The quickest 'installation' is to simply copy 'STDFoo.m' into the same directory where 'myOutputDirectory' was created. Then run Octave from there.
o=STDFoo('myOutputDirectory')opens a handle into 'myOutputDirectory'.
Available functions show on the command line with tab completion for o..
-
o.DUTs. ...: Methods return per-DUT data, in the order of PRR records in the STDF file. Note, calling function fields requires round brackets. -
o.DUTs.getResultByTestnum(testnum): Column vector with RESULT(testnum). Giving a vector fortestnumreturns one column per testnum. File contents are cached (subsequent calls for same testnum are faster). -
o.DUTs.uncacheResultByTestnum(testnum): Unloads above result from cache (optional, if RAM becomes an issue) -
o.DUTs.getSite()Returns used test site. -
o.DUTs.getHardbin()Returns final hardbin -
o.DUTs.getSoftbin()Returns final softbin -
o.DUTs.getPartId()Returns PART_ID Note: by necessity (file size) this can be the performance bottleneck working with large data sets -
o.DUTs.getPartTxt()Returns PART_TXT Note: same as above, typically even worse -
o.DUTs.getFileindex()returns filenumber for each dut (1, 2, ...).

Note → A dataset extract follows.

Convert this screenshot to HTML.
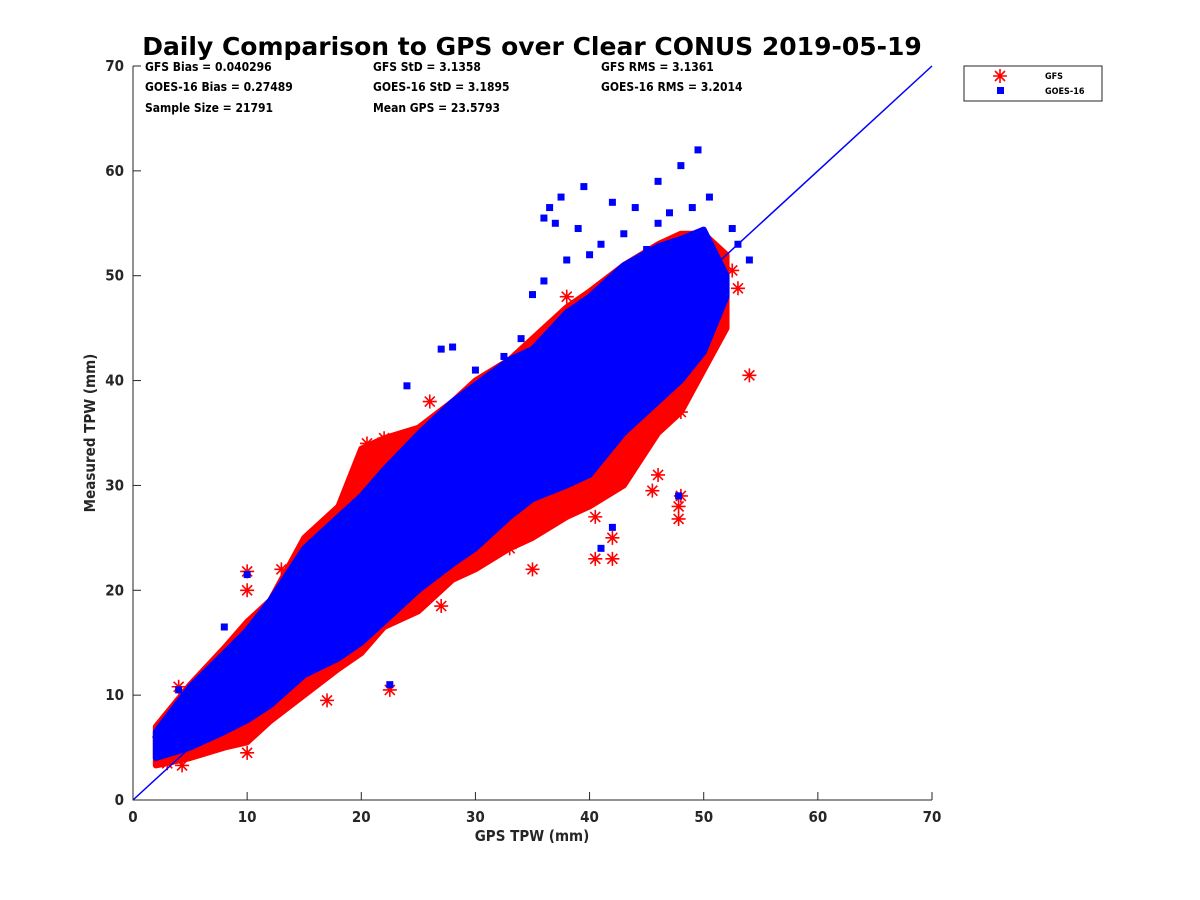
<!DOCTYPE html>
<html><head><meta charset="utf-8"><style>
body{margin:0;background:#fff}
svg{display:block}
text{font-family:"DejaVu Sans Condensed","DejaVu Sans","Liberation Sans",sans-serif;font-weight:bold;fill:#262626}
</style></head><body>
<svg id="chart" width="1200" height="900">
<rect width="1200" height="900" fill="#fff"/>
<text x="532" y="55" font-size="25" text-anchor="middle" style="fill:#000;font-family:'DejaVu Sans',sans-serif">Daily Comparison to GPS over Clear CONUS 2019-05-19</text>
<g id="plot"></g>
<g font-size="12">
<text x="145" y="71" style="fill:#000">GFS Bias = 0.040296</text>
<text x="373" y="71" style="fill:#000">GFS StD = 3.1358</text>
<text x="601" y="71" style="fill:#000">GFS RMS = 3.1361</text>
<text x="145" y="91" style="fill:#000">GOES-16 Bias = 0.27489</text>
<text x="373" y="91" style="fill:#000">GOES-16 StD = 3.1895</text>
<text x="601" y="91" style="fill:#000">GOES-16 RMS = 3.2014</text>
<text x="145" y="112" style="fill:#000">Sample Size = 21791</text>
<text x="373" y="112" style="fill:#000">Mean GPS = 23.5793</text>
</g>
<g>
<rect x="964" y="66" width="138" height="35" fill="#fff" stroke="#262626" stroke-width="1"/>
<g>
<path d="M1000 69V83M993 76H1007M995 71L1005 81M995 81L1005 71" stroke="#f00" stroke-width="1.6"/>
<text x="1045" y="79" font-size="9" style="fill:#000">GFS</text></g>
<g>
<rect x="997" y="87" width="7" height="7" fill="#00f"/>
<text x="1045" y="94" font-size="9" style="fill:#000">GOES-16</text></g>
</g>
<text x="532" y="841" font-size="15" text-anchor="middle">GPS TPW (mm)</text>
<text x="0" y="0" font-size="15" text-anchor="middle" transform="translate(95,433) rotate(-90)">Measured TPW (mm)</text>
</svg>
<script>
const ticks=[0,10,20,30,40,50,60,70];
const envX=[2,5,8,10,12,15,18,20,22,25,28,30,33,35,38,40,43,46,48,50,52];
const redLo=[3.3,4,5,5.5,7.5,10,12.5,14,16.5,18,21,22,24,25,27,28,30,35,37,41,45];
const redHi=[7,11,14.5,17,19,25,28,33.5,34.5,35.5,38,40,42,44,47,48.5,51,53,54,54,52];
const blueLo=[4,5,6.5,7.6,9,11.9,13.5,15,17,20,22.5,24,27,28.7,30,31,35,38,40,42.7,48];
const blueHi=[6.5,10.8,14,16.2,19,24,27,29,31.5,34.9,38,39.6,42,43,46.5,48,51,52.8,53.5,54.4,50];
const gfsX=[4,10,10,10,13,22.5,35,40.5,42,42,47.8,47.8,48,54,53,52.5,38,44,45.5,46,42,40.5,22,21.5,26,45,17,14,19,27,35,37,48,51,2.3,3,4.3,8.5,20.5,23,30,33,36,44.5,49];
const gfsY=[10.8,21.8,20,4.5,22,10.5,22,23,23,25,26.8,28,37,40.5,48.8,50.5,48,33.5,29.5,31,30.5,27,34.5,33.3,38,36,9.5,15.5,18.5,18.5,27.5,30,29,45.5,6,3.5,3.3,12,34,34,23,24,28,35.5,42];
const goesX=[49.5,48,46,50.5,39.5,37.5,36.5,42,44,41,39,37,36,38,46,52.5,54,27,28,24,42,47.8,41,22.5,10,8,4,36,35,50,53,34,32.5,43,45,47,49,40,44,30];
const goesY=[62,60.5,59,57.5,58.5,57.5,56.5,57,56.5,53,54.5,55,55.5,51.5,55,54.5,51.5,43,43.2,39.5,26,29,24,11,21.5,16.5,10.5,49.5,48.2,49,53,44,42.3,54,52.5,56,56.5,52,50,41];
const X0=133,X1=932,Y0=800,Y1=66;
const sx=v=>X0+(v/70)*(X1-X0), sy=v=>Y0-(v/70)*(Y0-Y1);
const NS='http://www.w3.org/2000/svg', g=document.getElementById('plot');
function mk(t,a){const e=document.createElementNS(NS,t);for(const k in a)e.setAttribute(k,a[k]);g.appendChild(e);return e;}
function band(lo,hi){let d='M'+envX.map((x,i)=>sx(x)+' '+sy(hi[i])).join('L');for(let i=envX.length-1;i>=0;i--)d+='L'+sx(envX[i])+' '+sy(lo[i]);return d+'Z';}
const rb=mk('path',{d:band(redLo,redHi),fill:'#f00',stroke:'#f00','stroke-width':6,'stroke-linejoin':'round'});


gfsX.forEach((x,i)=>{const cx=sx(x),cy=sy(gfsY[i]);const p=mk('path',{d:`M${cx} ${cy-7}V${cy+7}M${cx-7} ${cy}H${cx+7}M${cx-5} ${cy-5}L${cx+5} ${cy+5}M${cx-5} ${cy+5}L${cx+5} ${cy-5}`,stroke:'#f00','stroke-width':1.6});

});
const bb=mk('path',{d:band(blueLo,blueHi),fill:'#00f',stroke:'#00f','stroke-width':6,'stroke-linejoin':'round'});


goesX.forEach((x,i)=>{const r=mk('rect',{x:sx(x)-3.5,y:sy(goesY[i])-3.5,width:7,height:7,fill:'#00f'});

});
const ln=mk('line',{x1:sx(0),y1:sy(0),x2:sx(70),y2:sy(70),stroke:'#00f','stroke-width':1.5});


const ax=mk('path',{d:`M${X0} ${Y1}V${Y0}H${X1}`,stroke:'#262626',fill:'none','stroke-width':1});


ticks.forEach(t=>{
 mk('line',{x1:sx(t),x2:sx(t),y1:Y0,y2:Y0-8,stroke:'#262626'});
 mk('line',{x1:X0,x2:X0+8,y1:sy(t),y2:sy(t),stroke:'#262626'});
 const a=mk('text',{x:sx(t),y:Y0+22,'font-size':15,'text-anchor':'middle'});a.textContent=t;
 
 
 const b=mk('text',{x:X0-9,y:sy(t)+5,'font-size':15,'text-anchor':'end'});b.textContent=t;
 
 
});
</script>
</body></html>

Note, this would be the memory bottleneck for very high e.g. 100M DUT count. Use mask function in this case. -
o.DUTs.getIndexInFile()returns position (base 1) of DUT in its file -
o.tests. ...: Methods return per-test data, sorted by ascending test numbers -
o.tests.getTestnums()Testnumber -
o.tests.getTestnames()Test description (returns cell array of strings in the same order as getTestnums) -
o.tests.getTestname(testnum)Test description as above but identified by scalar test number. Returns single string -
o.tests.getUnits()Cellarray of all units, matching order in above testnumber. Note: STDF strips scaling factors. E.g. Nano-, Micro-, Milliamperes will all report as "A" with results in Amperes. -
o.tests.getLowLim()Low limit of each test (taken from first PTR record where it appeared). Above comment on unscaled / SI units applies. -
o.tests.getHighLim()High limit of each test. Above comment on unscaled / SI units applies. -
o.files. ...: Methods return per-file data, in the order of command line arguments given toSTDFoo.exe. -
o.files.getFiles()gets filenames -
o.files.getDutsPerFile()DUT count per file -
o.files.getMaskByFileindex(fileindex)returns a logical mask to operate ono.DUTS. ...data for the given file only. -
o.getnDUTs()Total count of tested parts (equals length of anyo.DUTs. ...result)
Many functions take an "index" argument (logical mask or index vector), which is applied on the return value.
o=STDFoo('myOutDirectory');
Opens a 'handle' o to the output directory of STDFoo.exe. Hint, use tab completion on o. to get a list of sections (DUTs, files, ...) and possible commands
data = o.DUTs.getResultByTestnum(2345); % retrieve DUT data for test number 2345
dutNum = 1 : numel(data); % x vector for plot
figure(); plot(dutNum, data, '+k'); hold on;% plot time series of all DUTs as black '+' (missing entries => NaN => omitted)
sbin = o.DUTs.getSoftbin(); % get softbin result
mask = sbin == 1234; % set up a logical mask that isolates softbin 1234
plot(dutNum(mask), data(mask), 'xr'); % re-plot DUTs that went into softbin 1234 with a red 'x'
yield_perc = 100*sum(sbin==1)/numel(sbin) % calculates yield (assuming soft bin 1 means 'pass')
There is a selftest for all Octave features in selftestExample.m;
Note: the build process is OS independent. Unix/Linux users would conventionally rename STDFoo.exe to STDFoo and copy e.g. to /usr/local/bin.
make STDFoo.exe
or run manually e.g.
g++ -static -o STDFoo.exe -std=c++17 -O3 -DNODEBUG -Wall STDFoo.cpp -lz
Note, all the switches but '-lz' are optional:
- -static Executable should not rely on DLLs / .so libraries (preference)
- -std c++17 is probably the default already, and a higher standard does no harm. Now if the compiler does not support c++17, this gives at least a meaningful error.
- -O3 optimize (if benchmarking, try -O2 or -Os. But the bottleneck is largely libz for .stdf.gz)
- -DNDEBUG: Assertions off for higher speed
- -Wall: Complain much (there should still be zero warnings)
- -lz: Link with zlib for uncompressing .gz format.
If no libz is available, use -DNO_LIBZ. In this case, only uncompressed .stdf format can be processed. See make STDFoo_noZ.exe.
- Scaling modifiers are not applied. The output data is bitwise identical to the original file contents. Expect SI units e.g. Amperes instead of Milliamperes (see "units.txt")
- NaN is used for missing data (skipped tests)
- The testcase generator requires freestdf-libstdf. A small testcase is provided on git, structurally identical to the fullsize testcase
- Endianness conversion is not implemented, if prepared for (reverse byte order in "decode()")
- Merging multiple files is one of the main use cases (e.g. working with multiple lots, data from different testers, ...). Testitems should be "reasonably" consistent between files, because any DUT writes a NaN-result for any missing testitem. If two sources of data are largely non-overlapping in testitem numbering, consider processing them individually into separate output folders.
- Fast "row-wise" data extraction (all data for given DUTs) could be applied on the results using
fseek()as the record size of the output binary data is fixed. - Octave (Matlab): Logical indexing is your friend! The performance penalty for not using it can be dramatic.